When I landed in LA on my return from a week in Japan, I noticed there was a dog running loose in the airport, near the baggage claim. I thought that was strange, so I watched him running around from person to person. Then the little dog came up to me and started sniffing around my ankles and the one bag I had picked up from the carousel.
Then just as suddenly as that dog appeared, he ran off in another direction. Again, I thought that was weird and I was sort of amused at the thought of a dog loose in the airport. That’s when I noticed a beagle sniffing my shoes and legs and my luggage. I thought, “Holy cow, another loose dog in the airport!”
Just then, my last bag came off the carousel. I grabbed my bag, turned around, and the dog was gone. I got my things and started walking to the customs area when I felt someone grab both my arms and pull me away from my luggage.
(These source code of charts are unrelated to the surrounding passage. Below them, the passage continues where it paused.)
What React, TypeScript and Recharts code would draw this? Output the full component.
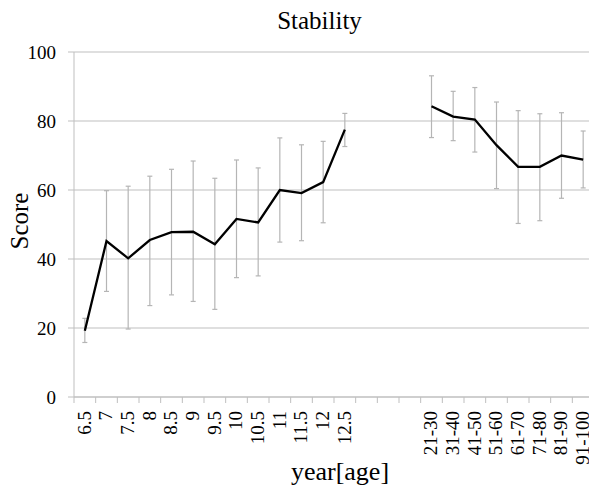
import { LineChart, Line, XAxis, YAxis, CartesianGrid, ErrorBar } from "recharts";

const childAges = ["6.5", "7", "7.5", "8", "8.5", "9", "9.5", "10", "10.5", "11", "11.5", "12", "12.5"];
const gapSlots = [" ", "  ", "   "];
const adultGroups = ["21-30", "31-40", "41-50", "51-60", "61-70", "71-80", "81-90", "91-100"];

const childScore = [19.2, 45.2, 40.2, 45.5, 47.8, 47.9, 44.3, 51.6, 50.6, 60.0, 59.1, 62.3, 77.5];
const childUpper = [22.8, 59.8, 61.1, 64.0, 66.0, 68.4, 63.4, 68.7, 66.4, 75.1, 73.1, 74.1, 82.2];
const childLower = [15.8, 30.6, 19.7, 26.5, 29.6, 27.7, 25.4, 34.6, 35.1, 44.9, 45.3, 50.5, 72.6];

const adultScore = [84.3, 81.3, 80.4, 73.0, 66.7, 66.7, 70.0, 68.8];
const adultUpper = [93.1, 88.6, 89.7, 85.5, 83.0, 82.1, 82.4, 77.1];
const adultLower = [75.2, 74.3, 71.0, 60.4, 50.3, 51.1, 57.6, 60.6];

const yTicks = [0, 20, 40, 60, 80, 100];

const data = [
  ...childAges.map((name, i) => ({
    name,
    score: childScore[i],
    err: [childScore[i] - childLower[i], childUpper[i] - childScore[i]],
  })),
  ...gapSlots.map((name) => ({ name, score: null, err: null })),
  ...adultGroups.map((name, i) => ({
    name,
    score: adultScore[i],
    err: [adultScore[i] - adultLower[i], adultUpper[i] - adultScore[i]],
  })),
];

const FONT = "'Liberation Serif', 'Times New Roman', serif";
const GREY = "#bfbfbf";
const CHART_W = 594;
const CHART_H = 487;
const Y_W = 74;
const STEP = (CHART_W - Y_W) / data.length;

// Excel-style ticks: marks sit between categories, labels read bottom-up
const XTick = (props: any) => {
  const { x, y, payload } = props;
  const half = STEP / 2;
  const ty = y + 14;
  return (
    <g>
      <line x1={x - half} x2={x - half} y1={y} y2={y + 6} stroke={GREY} />
      <text
        x={x}
        y={ty}
        transform={`rotate(-90 ${x} ${ty})`}
        textAnchor="end"
        dy="0.3em"
        fontSize={19}
        fontFamily={FONT}
        fill="#000"
      >
        {payload.value}
      </text>
    </g>
  );
};

export default function App() {
  return (
    <div style={{ position: "absolute", left: 0, top: 0, width: 589, height: 487, overflow: "hidden", background: "#fff" }}>
      <LineChart width={CHART_W} height={CHART_H} data={data} margin={{ top: 52, right: 0, left: 0, bottom: 0 }}>
        <CartesianGrid vertical={false} stroke={GREY} />
        <XAxis
          dataKey="name"
          interval={0}
          height={90}
          stroke={GREY}
          tickLine={false}
          tickSize={0}
          tickMargin={0}
          padding={{ left: STEP / 2, right: STEP / 2 }}
          tick={<XTick />}
        />
        <YAxis
          width={Y_W}
          domain={[0, 100]}
          ticks={yTicks}
          stroke={GREY}
          tickSize={6}
          tickMargin={12}
          tick={{ fill: "#000", fontSize: 19, fontFamily: FONT }}
        />
        <Line
          dataKey="score"
          stroke="#000"
          strokeWidth={2.3}
          dot={false}
          connectNulls={false}
          isAnimationActive={false}
        >
          <ErrorBar dataKey="err" width={2.5} stroke="#b5b5b5" strokeWidth={1.2} direction="y" />
        </Line>
      </LineChart>
      <svg width={589} height={487} style={{ position: "absolute", left: 0, top: 0, pointerEvents: "none" }}>
        <text x={319.5} y={29} textAnchor="middle" fontSize={25} fontFamily={FONT} fill="#000">
          Stability
        </text>
        <text
          x={28}
          y={221}
          transform="rotate(-90 28 221)"
          textAnchor="middle"
          fontSize={25}
          fontFamily={FONT}
          fill="#000"
        >
          Score
        </text>
        <text x={340} y={480} textAnchor="middle" fontSize={26} fontFamily={FONT} fill="#000">
          year[age]
        </text>
      </svg>
    </div>
  );
}
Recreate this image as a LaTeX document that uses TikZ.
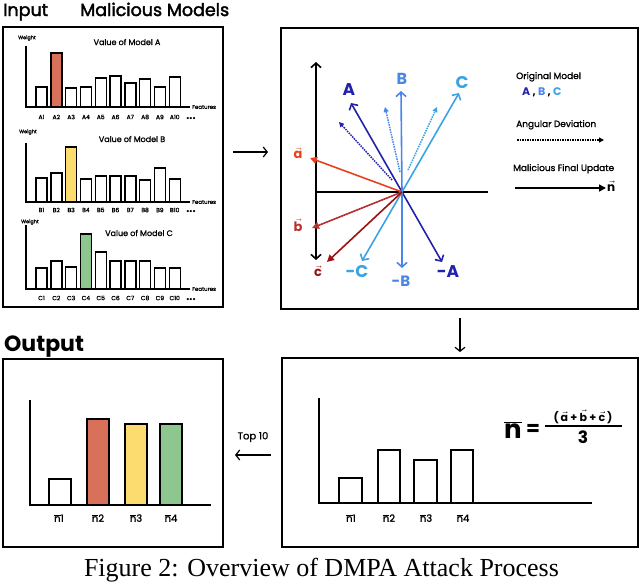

Two big drug enforcement guys didn’t handcuff me in front of the big crowd, but they certainly had a hold of me and told me to go with them. They took me to a long metal table in full view of people lining up to clear customs. I was embarrassed for sure, so I asked them what was going on.
“You don’t ask us questions. We ask the questions here.”
They searched my briefcase and my wallet before searching my luggage. They took my passport and started going through it. “Why were you in Japan?” Business.
Holy Cow! They saw the Iraqi visas in my passport and turned up the heat. “What were you doing in Iraq?” “Do you have friends in Iraq?” “Why did you have to go to Iraq twice in such a short time?” They didn’t seem to really listen to any of my answers.
“How much money did you take to Japan?” Two-Hundred Dollars. “You only have $140 in here now, what did you do with the other $60?” I really can’t say. I was there for a week, maybe it was food.
These guys were all business. I’m 6 foot 3, but they all seemed taller and stronger than me. They were irritable, bossy, and suddenly I found myself sweating there at that table. I don’t know who had access to my bags. No, I didn’t have them locked. Yes, it’s possible that someone put drugs in my luggage.
They pulled a week’s worth of dirty laundry out of my bags and across the table for all the world to see. I wasn’t allowed to touch anything. They saved the suitcase the dogs were most interested in for last. They asked me one last time if I had any contraband in there. I told them no.
Then they opened it and started dumping my stuff out on the table. They found a plastic bag full of Andes Mints and asked me what that was for? I told them I was doing Weight Watchers and when the hotel left those on my pillow I was saving them for later.
They all looked at each other and told me they were done with me. That was it. No apology. No help re-packing my stuff. I wanted to get out of there as fast as possible so I didn’t say another word to them.